Otherwise what we get here is what fans of the comic had come to expect. First and foremost there’s a blind superhero whose other senses are so advanced he can identify people by their heartbeats (or, in the case of the Owl, “his powerful birdlike emanations,” whatever that means). In fact, Daredevil can even fly a jet, a point that has to be dealt with by “Sly Ol’ Stan” thusly:

To save you the trouble of writing scathing letters to us, we’ll explain here and now how the sightless D.D. can pilot a plane! He feels the vibrations of the needles and dials within the instrument panel, and his own natural radar sense takes care of the rest!

The second feature common to most Daredevil comics is a B-list supervillain, or pair of B-list supervillains who never seem to get along that well. I’ve already talked about Mr. Hyde and Cobra. Among the other baddies teaming-up here are Leap-Frog (he’s got springs in his flipper-style footwear!) and Stilt-Man, and the Masked Marauder and Gladiator. That we find out the Masked Marauder is really just the landlord of the office building that Nelson and Murdock operate out of feels right. He’s found his niche.

The third recurring feature is the guest appearance by another Marvel superhero. Here we get Ka-Zar, Spider-Man, and Thor. They’re all stronger than Daredevil so he mainly has to just survive the scraps he gets into with them by jumping out of the way.

The final thing to note is the self-reflexivity and self-deprecating humour I mentioned earlier. For issue #26, “Stilt-Man Strikes Again!” a note right on the cover admits “It’s one of our least-inspired titles, but the story’s a blast!” At several points in the volume sound effects are drawn attention to. Daredevil bouncing off the top of a car with a “BTANNG!” for example, gets this notation from “Scrupulous Stan”: “Special note for those who may read this story aloud: in the sound BTANNG, the second N is silent!” This will come in handy for the Leap-Frog character, who jumps around with a PTANNG!, a SQUANNG!, and a FTINNG! And later we’re told of a “PTOW!”: “In reading this story aloud . . . the first letter in the above sound effect is presumed to be silent!” That’s from “Stickler Stan.”

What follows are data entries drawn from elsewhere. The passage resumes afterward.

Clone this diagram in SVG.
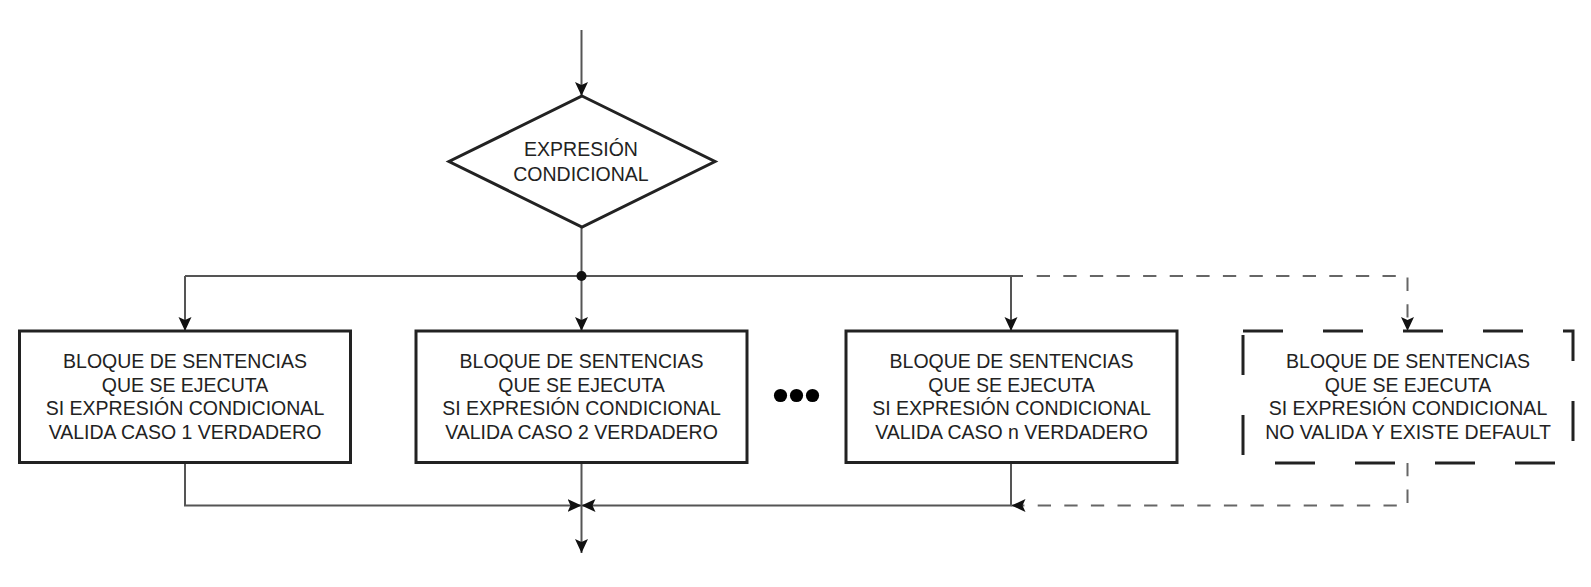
<svg xmlns="http://www.w3.org/2000/svg" width="1591" height="587" viewBox="0 0 1591 587">
<style>
.box{fill:#fff;stroke:#222;stroke-width:3}
.dbox{fill:#fff;stroke:#222;stroke-width:3;stroke-dasharray:40 40}
.ln{fill:none;stroke:#555;stroke-width:2}
.dl{fill:none;stroke:#666;stroke-width:2;stroke-dasharray:13.3 13.3}
.t{font-family:"Liberation Sans",Arial,Helvetica,sans-serif;font-size:19.5px;fill:#222;text-anchor:middle}
</style>
<defs>
<marker id="ah" viewBox="0 0 14 14" refX="14" refY="7" markerWidth="14" markerHeight="14" markerUnits="userSpaceOnUse" orient="auto">
<path d="M0,0.5 L14,7 L0,13.5 L3,7 Z" fill="#111"/>
</marker>
</defs>
<rect width="1591" height="587" fill="#fff"/>
<g id="connectors">
<path class="ln" d="M581.5,30 V96" marker-end="url(#ah)"/>
<path class="ln" d="M581.5,227 V331" marker-end="url(#ah)"/>
<path class="ln" d="M185,276 H1023"/>
<path class="ln" d="M185,276 V331" marker-end="url(#ah)"/>
<path class="ln" d="M1011,276 V331" marker-end="url(#ah)"/>
<path class="dl" d="M1036.7,276 H1407.5 V331" marker-end="url(#ah)"/>
<circle cx="581.5" cy="276" r="5" fill="#111"/>
<path class="ln" d="M185,462 V505.5 H581.5" marker-end="url(#ah)"/>
<path class="ln" d="M1011,462 V505.5 H581.5" marker-end="url(#ah)"/>
<path class="ln" d="M581.5,462 V553" marker-end="url(#ah)"/>
<path class="dl" d="M1407.5,463 V505.5 H1011.5" marker-end="url(#ah)"/>
</g>
<g id="cond">
<path class="box" d="M582,96 L715,161.5 L582,227 L449,161.5 Z"/>
<text class="t" x="581" y="156">EXPRESIÓN</text>
<text class="t" x="581" y="181">CONDICIONAL</text>
</g>
<g id="caso1">
<rect class="box" x="19.5" y="331" width="331" height="131.5"/>
<text class="t" x="185" y="368">BLOQUE DE SENTENCIAS</text>
<text class="t" x="185" y="391.6">QUE SE EJECUTA</text>
<text class="t" x="185" y="415.2">SI EXPRESIÓN CONDICIONAL</text>
<text class="t" x="185" y="438.8">VALIDA CASO 1 VERDADERO</text>
</g>
<g id="caso2">
<rect class="box" x="416" y="331" width="331" height="131.5"/>
<text class="t" x="581.5" y="368">BLOQUE DE SENTENCIAS</text>
<text class="t" x="581.5" y="391.6">QUE SE EJECUTA</text>
<text class="t" x="581.5" y="415.2">SI EXPRESIÓN CONDICIONAL</text>
<text class="t" x="581.5" y="438.8">VALIDA CASO 2 VERDADERO</text>
</g>
<g id="ellipsis">
<circle cx="780.5" cy="395.5" r="6.6" fill="#000"/>
<circle cx="796.5" cy="395.5" r="6.6" fill="#000"/>
<circle cx="812.5" cy="395.5" r="6.6" fill="#000"/>
</g>
<g id="cason">
<rect class="box" x="846" y="331" width="331" height="131.5"/>
<text class="t" x="1011.5" y="368">BLOQUE DE SENTENCIAS</text>
<text class="t" x="1011.5" y="391.6">QUE SE EJECUTA</text>
<text class="t" x="1011.5" y="415.2">SI EXPRESIÓN CONDICIONAL</text>
<text class="t" x="1011.5" y="438.8">VALIDA CASO n VERDADERO</text>
</g>
<g id="default">
<path class="dbox" d="M1243,331 H1573 V463 H1243 Z"/>
<text class="t" x="1408" y="368">BLOQUE DE SENTENCIAS</text>
<text class="t" x="1408" y="391.6">QUE SE EJECUTA</text>
<text class="t" x="1408" y="415.2">SI EXPRESIÓN CONDICIONAL</text>
<text class="t" x="1408" y="438.8">NO VALIDA Y EXISTE DEFAULT</text>
</g>
</svg>
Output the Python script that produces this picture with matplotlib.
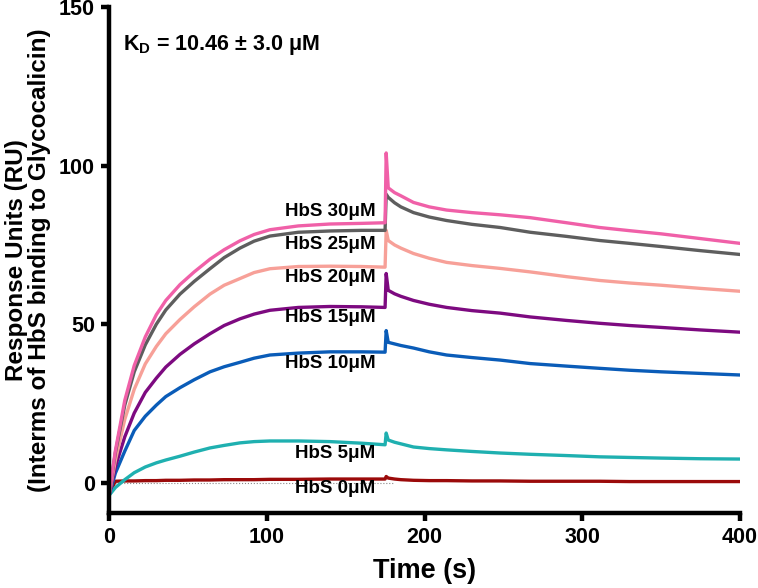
import numpy as np
import matplotlib
matplotlib.use('Agg')
import matplotlib.pyplot as plt

plt.rcParams['font.family'] = ['Liberation Sans', 'DejaVu Sans']
plt.rcParams['font.weight'] = 'bold'
plt.rcParams['mathtext.fontset'] = 'custom'
plt.rcParams['mathtext.rm'] = 'Liberation Sans:bold'
plt.rcParams['mathtext.bf'] = 'Liberation Sans:bold'

# association phase (s)
t_assoc = [0, 4, 10, 16, 23, 30, 36, 45, 54, 64, 73, 83, 92, 102, 120, 140, 160, 175]
# dissociation phase, first point is the injection spike
t_dissoc = [175.7, 177, 181, 185, 193, 203, 214, 230, 248, 267, 290, 311, 330, 350, 375, 400]

hbs30_a = [-4, 10, 26, 37, 46, 53, 57.5, 62.5, 66.5, 70.5, 73.5, 76.3, 78.3, 79.8, 81, 81.6, 81.8, 82]
hbs30_d = [104, 93, 91.5, 90.5, 88.4, 87, 86, 85.2, 84.5, 83.6, 82, 80.5, 79.5, 78.5, 77, 75.5]
hbs25_a = [-4, 9.4, 24.5, 35, 43.5, 50, 54.5, 59.5, 63.5, 67.5, 71, 74, 76.2, 77.8, 79, 79.4, 79.6, 79.6]
hbs25_d = [91, 90, 88.3, 87, 85.2, 83.8, 82.7, 81.5, 80.5, 79, 77.7, 76.4, 75.5, 74.5, 73.2, 72]
hbs20_a = [-4, 7, 20, 29.5, 37.5, 43, 47, 51.5, 55.5, 59.5, 62.3, 64.4, 66.3, 67.5, 68.2, 68.3, 68.2, 68]
hbs20_d = [79.6, 76.4, 75, 74, 72.3, 70.8, 69.5, 68.5, 67.6, 66.5, 65, 63.8, 63, 62.3, 61.3, 60.4]
hbs15_a = [-4, 5, 14.5, 22, 28.5, 33, 36.5, 40.5, 43.8, 47, 49.6, 51.7, 53.2, 54.4, 55.3, 55.6, 55.5, 55.3]
hbs15_d = [66, 60.7, 59.6, 58.8, 57.5, 56.3, 55.3, 54.3, 53.5, 52.3, 51.2, 50.3, 49.6, 49, 48.2, 47.5]
hbs10_a = [-4, 3, 10, 16.5, 21, 24.5, 27.2, 30, 32.5, 35, 36.6, 38, 39.3, 40.3, 40.9, 41.3, 41.3, 41.2]
hbs10_d = [48, 44.3, 43.8, 43.3, 42.5, 41.3, 40.3, 39.5, 38.7, 37.6, 36.8, 36.1, 35.5, 35, 34.5, 34]
hbs5_a = [-4, -1.5, 1, 3.2, 5, 6.3, 7.2, 8.4, 9.7, 11, 11.8, 12.6, 13, 13.2, 13.2, 13, 12.5, 12]
hbs5_d = [15.7, 13.5, 12.8, 12.3, 11.3, 10.8, 10.4, 9.9, 9.4, 9, 8.6, 8.2, 8, 7.8, 7.6, 7.5]
hbs0_a = [-3.5, 0.5, 0.6, 0.6, 0.7, 0.7, 0.8, 0.8, 0.9, 0.9, 1.0, 1.0, 1.0, 1.1, 1.1, 1.2, 1.2, 1.2]
hbs0_d = [2, 1.5, 1.2, 1, 0.8, 0.7, 0.7, 0.6, 0.6, 0.5, 0.5, 0.5, 0.4, 0.4, 0.4, 0.4]

series = [
    ('HbS 0μM', hbs0_a, hbs0_d, '#9b0a0a', -1.8),
    ('HbS 5μM', hbs5_a, hbs5_d, '#1fb0b0', 9.1),
    ('HbS 10μM', hbs10_a, hbs10_d, '#0a5cb8', 37.7),
    ('HbS 15μM', hbs15_a, hbs15_d, '#7d0a80', 52.2),
    ('HbS 20μM', hbs20_a, hbs20_d, '#f7a098', 64.8),
    ('HbS 25μM', hbs25_a, hbs25_d, '#5e5e5e', 75.0),
    ('HbS 30μM', hbs30_a, hbs30_d, '#f060a8', 85.5),
]

fig = plt.figure(figsize=(7.58, 5.88), dpi=100)
ax = fig.add_axes([0.1438, 0.1276, 0.8325, 0.8604])

ax.plot([0, 180], [0, 0], ls=':', color='#888888', lw=0.8, zorder=1)
t_all = np.concatenate([t_assoc, t_dissoc])
for name, a, d, col, ly in series:
    ax.plot(t_all, np.concatenate([a, d]), color=col, lw=2.4, zorder=2,
            solid_joinstyle='round')
    ax.text(169, ly, name, ha='right', va='center', fontsize=13.5,
            fontweight='bold', color='black', zorder=3)

ax.text(9, 138, r'$\mathbf{K_D}$ = 10.46 ± 3.0 μM', fontsize=15.5,
        fontweight='bold', va='center', ha='left')

ax.set_xlim(0, 400)
ax.set_ylim(-9.5, 150)
ax.set_xticks([0, 100, 200, 300, 400])
ax.set_yticks([0, 50, 100, 150])
for s in ['top', 'right']:
    ax.spines[s].set_visible(False)
for s in ['left', 'bottom']:
    ax.spines[s].set_linewidth(3.2)
ax.tick_params(width=3.2, length=6, labelsize=15.5, pad=4)
for lab in ax.get_xticklabels() + ax.get_yticklabels():
    lab.set_fontweight('bold')

ax.set_xlabel('Time (s)', fontsize=19.5, fontweight='bold', labelpad=7)
ax.set_ylabel('Response Units (RU)\n(Interms of HbS binding to Glycocalicin)',
              fontsize=17.5, fontweight='bold', labelpad=6, linespacing=1.0)

fig.savefig('out.png', dpi=100)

Overall then, an entertaining collection that I’m sure gave fans everything they wanted, or at least were expecting. And maybe a few things they didn’t. As usual, Lee is just embarrassingly bad with anything to do with romance. At one point we see Matt alone in his apartment with a framed photo of Karen. Why a blind man has a photo of the girl he has a crush on is hard to figure, but he picks it up to address her thusly: “Karen, my darling . . . even though I cannot see you . . . your beauty is like a living thing to me! In my mind’s eye I’ve devoured your features hungrily . . . greedily . . . like a starving man!” Which is a lot of what the Little Rascals used to call mush. But the fact that he says these lines while “looking” at a photo of Karen feels almost like camp.